Fusing the outputs of an ensemble of diverse predictive models usually boosts overall prediction accuracy. Such fusion is guided by each model's local performance, i.e., each model's prediction accuracy in the neighborhood of the probe point. Therefore, for each probe we instantiate a customized fusion mechanism. The fusion mechanism is a meta-model, i.e., a model that operates one level above the object-level models whose predictions we want to fuse. Like these models, such a meta-model is defined by structural and parametric information. In this paper, we focus on the definition of the parametric information for a given structure. For each probe point, we either retrieve or compute the parameters to instantiate the associated meta-model.
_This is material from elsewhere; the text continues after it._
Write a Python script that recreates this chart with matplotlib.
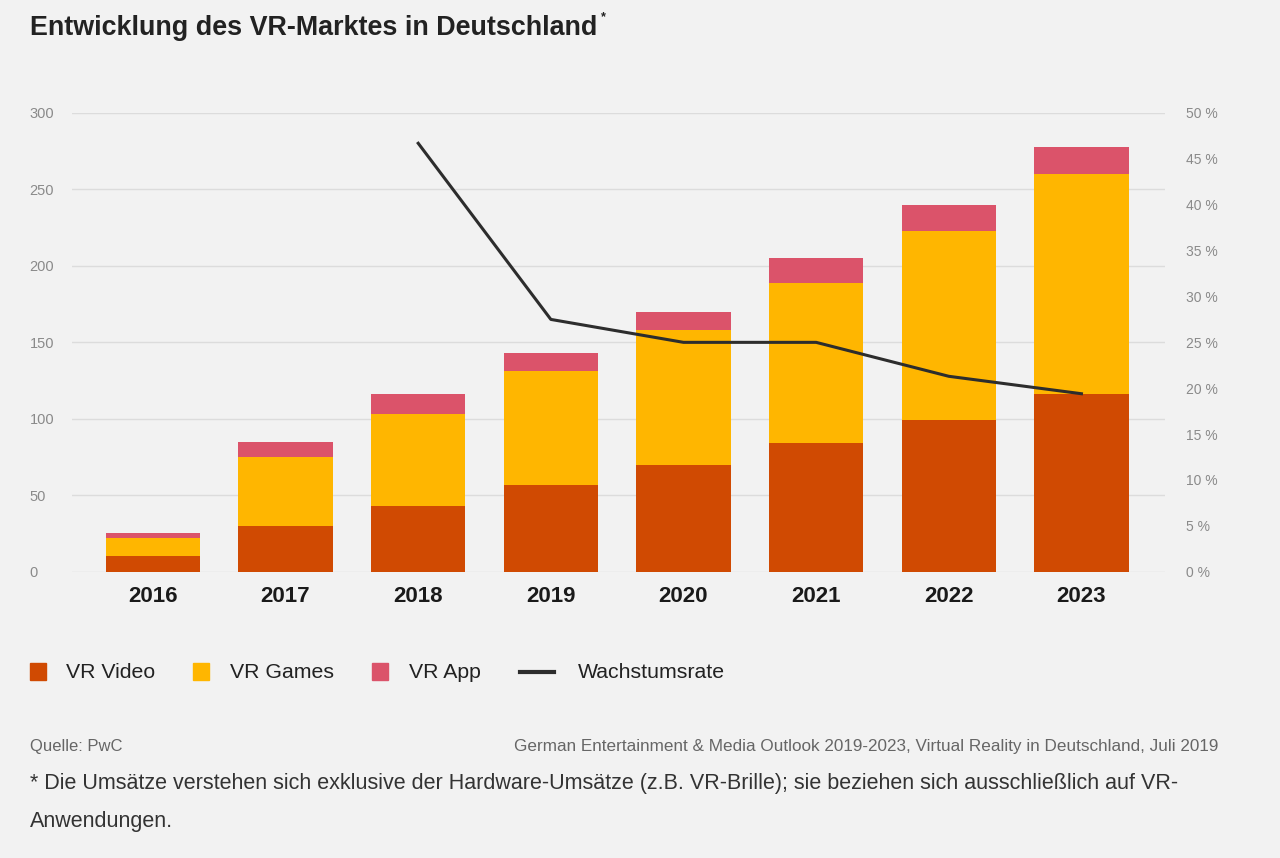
import matplotlib
matplotlib.use("Agg")
import matplotlib.pyplot as plt
from matplotlib.patches import Rectangle
from matplotlib.lines import Line2D
import numpy as np

plt.rcParams['font.family'] = ['Liberation Sans', 'DejaVu Sans']

years = ['2016', '2017', '2018', '2019', '2020', '2021', '2022', '2023']
vr_video = [10, 30, 43, 57, 70, 84, 99, 116]
vr_games = [12, 45, 60, 74, 88, 105, 124, 144]
vr_app = [3.5, 10, 13, 12, 12, 16, 17, 18]
growth_years = ['2018', '2019', '2020', '2021', '2022', '2023']
growth = [46.7, 27.5, 25.0, 25.0, 21.3, 19.4]

left_ticks = [0, 50, 100, 150, 200, 250, 300]
right_ticks = [0, 5, 10, 15, 20, 25, 30, 35, 40, 45, 50]
right_labels = [f"{t} %" for t in right_ticks]

c_video = '#d04a02'
c_games = '#ffb600'
c_app = '#db536a'
c_line = '#2d2d2d'
bg = '#f2f2f2'

W, H = 1280, 858
fig = plt.figure(figsize=(W / 100, H / 100), dpi=100, facecolor=bg)

ax_l, ax_r = 72, 1165
ax_top, ax_bot = 113, 571.7
ax = fig.add_axes([ax_l / W, 1 - ax_bot / H, (ax_r - ax_l) / W, (ax_bot - ax_top) / H])
ax.set_facecolor(bg)

x = np.arange(len(years))
bw = 0.71
video = np.array(vr_video, dtype=float)
games = np.array(vr_games, dtype=float)
app = np.array(vr_app, dtype=float)
ax.bar(x, video, bw, color=c_video, zorder=2)
ax.bar(x, games, bw, bottom=video, color=c_games, zorder=2)
ax.bar(x, app, bw, bottom=video + games, color=c_app, zorder=2)

ax.set_xlim(-0.61, 7.63)
ax.set_ylim(0, 300)
ax.set_yticks(left_ticks)
ax.yaxis.grid(True, color='#dcdcdc', linewidth=1.0, zorder=0)
ax.set_axisbelow(True)
for s in ax.spines.values():
    s.set_visible(False)
ax.tick_params(axis='y', length=0, pad=30.5, labelsize=10.5, labelcolor='#8a8a8a')
for lab in ax.get_yticklabels():
    lab.set_horizontalalignment('left')
ax.set_xticks(x)
ax.set_xticklabels(years, fontsize=16, fontweight='bold', color='#1a1a1a')
ax.tick_params(axis='x', length=0, pad=10)

ax2 = ax.twinx()
ax2.set_ylim(0, 50)
ax2.set_yticks(right_ticks)
ax2.set_yticklabels(right_labels)
ax2.tick_params(axis='y', length=0, pad=15, labelsize=10, labelcolor='#8a8a8a')
for s in ax2.spines.values():
    s.set_visible(False)
gx = [years.index(y) for y in growth_years]
ax2.plot(gx, growth, color=c_line, linewidth=2.2, zorder=5)

# Title
fig.text(30 / W, 1 - 28 / H, 'Entwicklung des VR-Marktes in Deutschland', fontsize=19.4,
         fontweight='bold', color='#222222', ha='left', va='center')
fig.text(601 / W, 1 - 17 / H, '*', fontsize=9, fontweight='bold', color='#222222', ha='left', va='center')

# Legend (manual)
ly = 672
items = [(30, 66, 'VR Video', c_video, 'sq'), (193, 230, 'VR Games', c_games, 'sq'),
         (372, 409, 'VR App', c_app, 'sq'), (520, 578, 'Wachstumsrate', c_line, 'ln')]
for hx, tx, label, col, kind in items:
    if kind == 'sq':
        fig.patches.append(Rectangle((hx / W, 1 - (ly + 8) / H), 16 / W, 17 / H,
                                     transform=fig.transFigure, color=col))
    else:
        fig.lines.append(Line2D([hx / W, (hx + 34) / W], [1 - ly / H, 1 - ly / H],
                                transform=fig.transFigure, color=col, linewidth=3))
    fig.text(tx / W, 1 - ly / H, label, fontsize=15.3, color='#222222', ha='left', va='center')

# Source
fig.text(30 / W, 1 - 746 / H, 'Quelle: PwC', fontsize=12, color='#666666', ha='left', va='center')
fig.text(1218 / W, 1 - 746 / H,
         'German Entertainment & Media Outlook 2019-2023, Virtual Reality in Deutschland, Juli 2019',
         fontsize=12.3, color='#666666', ha='right', va='center')
fig.text(30 / W, 1 - 784 / H,
         '* Die Umsätze verstehen sich exklusive der Hardware-Umsätze (z.B. VR-Brille); sie beziehen sich ausschließlich auf VR-',
         fontsize=15.5, color='#333333', ha='left', va='center')
fig.text(30 / W, 1 - 822 / H, 'Anwendungen.', fontsize=15.5, color='#333333', ha='left', va='center')

fig.savefig('out.png', dpi=100, facecolor=bg)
The retrieval approach is based on a CART-derived segmentation of the probe's state space, which contains the meta-model parameters. The computation approach is based on a run-time evaluation of each model's local performance in the neighborhood of the probe. We explore various structures for the meta-model, and for each structure we compare the pre-compiled (retrieval) or run-time (computation) approaches. We demonstrate this fusion methodology in the context of multiple neural network models. However, our methodology is broadly applicable to other predictive modeling approaches. This fusion method is illustrated in the development of highly accurate models for emissions, efficiency, and load prediction in a complex power plant. The locally weighted fusion method boosts the predictive performance by 30–50% over the baseline single model approach for the various prediction targets. Relative to this approach, typical fusion strategies that use averaging or globally weighting schemes only produce a 2–6% performance boost over the same baseline.